The World Health Organization warned Friday that a dire lack of new antibiotics was threatening efforts to curb the spread of drug-resistant bacteria, which kill tens of thousands of people each year.
The UN health agency published two new reports revealing that there are few new effective antibiotics in the pipeline, meaning that the world is running out of options for fighting so-called superbugs.
“Never has the threat of antimicrobial resistance been more immediate and the need for solutions more urgent,” WHO chief Tedros Adhanom Ghebreyesus said in a statement.
“Numerous initiatives are underway to reduce resistance, but we also need countries and the pharmaceutical industry to step up and contribute with sustainable funding and innovative new medicines,” he said.
Antibiotic resistance happens when bugs become immune to existing drugs, rendering minor injuries and common infections potentially deadly.
An estimated 33,000 people die in Europe every year from such drug-resistant bacteria, according to EU data, while the US estimates the death toll there is around 35,000.
“We see that this is spreading and we are running actually out of antibiotics that are effective against these resistant bacteria,” Peter Beyer, of WHO’s essential medicines division, told reporters in Geneva.
“This is one of the biggest health threats that we have identified,” he said.
Discovered in the 1920s, antibiotics have saved tens of millions of lives by defeating bacterial diseases such as pneumonia, tuberculosis and meningitis.
But over the decades, bacteria have learned to fight back, building resistance to the same drugs that once reliably vanquished them—turning into so-called “superbugs”.
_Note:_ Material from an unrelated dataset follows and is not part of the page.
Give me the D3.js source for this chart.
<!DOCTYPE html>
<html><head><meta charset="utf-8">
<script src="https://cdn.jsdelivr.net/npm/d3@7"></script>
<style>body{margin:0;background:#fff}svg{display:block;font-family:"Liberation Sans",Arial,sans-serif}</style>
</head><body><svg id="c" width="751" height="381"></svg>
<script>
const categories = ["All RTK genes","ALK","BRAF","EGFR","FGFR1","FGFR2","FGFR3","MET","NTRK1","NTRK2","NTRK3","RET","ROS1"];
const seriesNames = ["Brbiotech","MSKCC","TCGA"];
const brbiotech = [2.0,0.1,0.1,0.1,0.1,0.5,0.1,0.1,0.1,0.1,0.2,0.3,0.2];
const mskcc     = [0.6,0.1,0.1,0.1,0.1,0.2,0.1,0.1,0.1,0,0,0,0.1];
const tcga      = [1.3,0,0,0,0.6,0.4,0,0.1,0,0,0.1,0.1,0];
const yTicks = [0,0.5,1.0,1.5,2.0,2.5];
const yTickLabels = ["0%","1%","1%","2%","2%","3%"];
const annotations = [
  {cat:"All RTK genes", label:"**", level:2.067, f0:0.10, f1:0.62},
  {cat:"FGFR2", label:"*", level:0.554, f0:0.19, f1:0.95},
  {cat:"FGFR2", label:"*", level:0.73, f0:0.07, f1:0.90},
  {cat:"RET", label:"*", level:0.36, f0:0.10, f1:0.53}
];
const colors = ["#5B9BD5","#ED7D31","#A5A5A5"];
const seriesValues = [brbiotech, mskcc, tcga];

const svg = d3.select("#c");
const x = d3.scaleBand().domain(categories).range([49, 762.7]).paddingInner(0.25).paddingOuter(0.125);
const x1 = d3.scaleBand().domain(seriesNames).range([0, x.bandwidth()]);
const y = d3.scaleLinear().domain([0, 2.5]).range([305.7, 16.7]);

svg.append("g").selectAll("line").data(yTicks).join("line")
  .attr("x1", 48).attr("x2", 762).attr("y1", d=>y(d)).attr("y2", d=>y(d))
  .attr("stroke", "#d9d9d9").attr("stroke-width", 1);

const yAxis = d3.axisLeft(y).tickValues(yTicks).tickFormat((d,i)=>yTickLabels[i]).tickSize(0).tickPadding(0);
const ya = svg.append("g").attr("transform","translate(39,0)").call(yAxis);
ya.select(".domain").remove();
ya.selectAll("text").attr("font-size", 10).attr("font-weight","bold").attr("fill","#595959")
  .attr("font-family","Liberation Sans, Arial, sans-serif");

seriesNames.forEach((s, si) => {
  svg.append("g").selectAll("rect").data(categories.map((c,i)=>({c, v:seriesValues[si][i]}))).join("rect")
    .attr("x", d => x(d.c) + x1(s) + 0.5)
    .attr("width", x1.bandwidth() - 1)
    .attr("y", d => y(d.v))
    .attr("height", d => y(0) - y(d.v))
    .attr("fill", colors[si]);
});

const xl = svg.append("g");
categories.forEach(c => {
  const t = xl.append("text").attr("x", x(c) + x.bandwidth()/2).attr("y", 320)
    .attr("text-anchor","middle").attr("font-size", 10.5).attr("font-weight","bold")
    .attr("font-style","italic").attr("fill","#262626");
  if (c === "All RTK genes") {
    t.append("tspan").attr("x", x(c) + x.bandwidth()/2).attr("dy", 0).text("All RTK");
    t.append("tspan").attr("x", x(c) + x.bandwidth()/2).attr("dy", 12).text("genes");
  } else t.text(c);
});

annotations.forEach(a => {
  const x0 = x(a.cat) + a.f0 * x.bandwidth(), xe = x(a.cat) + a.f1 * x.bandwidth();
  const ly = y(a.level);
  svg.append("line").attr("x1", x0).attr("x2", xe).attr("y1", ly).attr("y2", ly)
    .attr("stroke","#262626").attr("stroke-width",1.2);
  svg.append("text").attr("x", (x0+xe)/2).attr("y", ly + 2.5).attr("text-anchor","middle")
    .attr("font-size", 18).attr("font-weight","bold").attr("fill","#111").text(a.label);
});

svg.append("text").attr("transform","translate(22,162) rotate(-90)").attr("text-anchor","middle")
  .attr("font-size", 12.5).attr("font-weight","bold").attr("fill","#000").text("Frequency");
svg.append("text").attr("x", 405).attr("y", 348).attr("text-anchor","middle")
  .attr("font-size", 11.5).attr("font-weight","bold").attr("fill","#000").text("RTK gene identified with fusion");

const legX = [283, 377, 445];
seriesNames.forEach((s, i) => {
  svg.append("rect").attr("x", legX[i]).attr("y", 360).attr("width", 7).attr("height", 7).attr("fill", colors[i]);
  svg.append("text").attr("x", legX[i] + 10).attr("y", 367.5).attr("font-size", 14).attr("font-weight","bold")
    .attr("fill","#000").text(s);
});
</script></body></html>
To counter bacteria’s ability to become resistant to known drugs, a steady stream of new antibiotics is needed, but for pharmaceutical companies, developing competitive new products in this field is complicated, costly, and not seen as very profitable.
According to the WHO, the 60 new products currently in development—50 antibiotics and 10 biologics—”bring little benefit over existing treatments and only two target the most critical resistant bacteria”, the so-called Gram-negative bacteria.
A range of other drugs still in pre-clinical testing are more innovative, WHO said, but warned it will take years before they reach the market.
Of the 252 such drugs still in very early-stage testing, the two to five first products could become available in about 10 years, according to an optimistic scenario, WHO said.
“It’s important to focus public and private investment on the development of treatments that are effective against the highly resistant bacteria,” Hanan Balkhy, WHO Assistant Director-General for Antimicrobial Resistance, said in the statement.